Daniel Lynwood Smith
Into the World of the New Testament: Greco-Roman and Jewish Texts and Contexts
London: Bloomsbury, 2015.
Available at Amazon.com
By Ben Sutton, Ridley College, Melbourne, Australia.
Dan Smith has provided a companion to reading the New Testament. As such he has intentionally diverged from traditional textbooks that provide extensive discussions of authorship, date, genre, and literary conventions. Instead, his aim is to provide examples of Ancient texts that parallel the books of the New Testament. In this way the student will learn by comparison instead of by synthesizing scholarly discussions. Smith is quick to point out that this volume does not replace the more extensive discussions of authorship, etc. Rather, as an introductory level book it invites the student into the world in which the New Testament was written, not contemporary discussions.
After an opening chapter that orients the reader to what exactly a “testament” is, including a discussion of why there is an “Old” and “New” testament, Smith moves into chapters on Jewish and Roman backgrounds. Especially helpful in these chapters is a comparative examination of “kingdom”, “god(s)”, and church gatherings in relation to Roman associations.

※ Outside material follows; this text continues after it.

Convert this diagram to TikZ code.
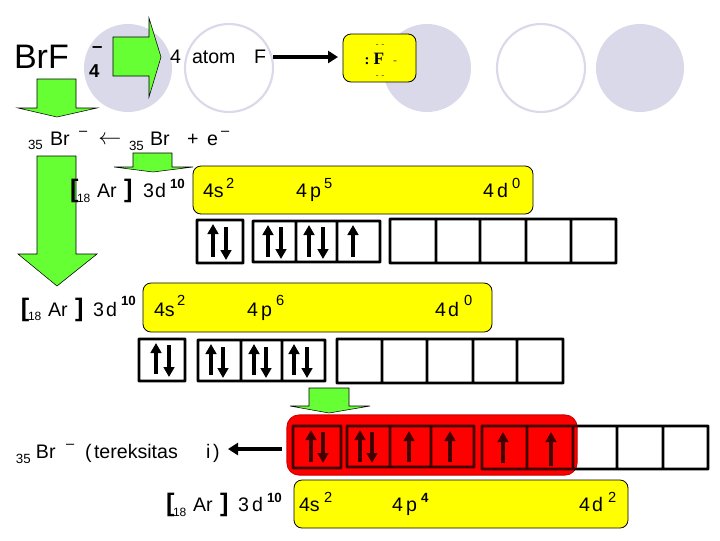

The last group of chapters covers prominent cultural norms from the 1st century that are more or less present in the 21st century. Crucial in this regard is a discussion of honor and shame in relation to the crucifixion. Another chapter covers the contours of religious practice in the context of polytheism vs. monotheism, including an overarching emphasis on faith. The final chapter uses excerpts from Marcion and the Apostolic Fathers to cover issues related to the canon. There is finally a helpful glossary for students unfamiliar with terms related to the primary sources in biblical studies.
At a time when secondary literature proliferates, this is a welcome introduction. It will provide students with an excellent familiarity with comparative primary sources that enliven reading the New Testament itself.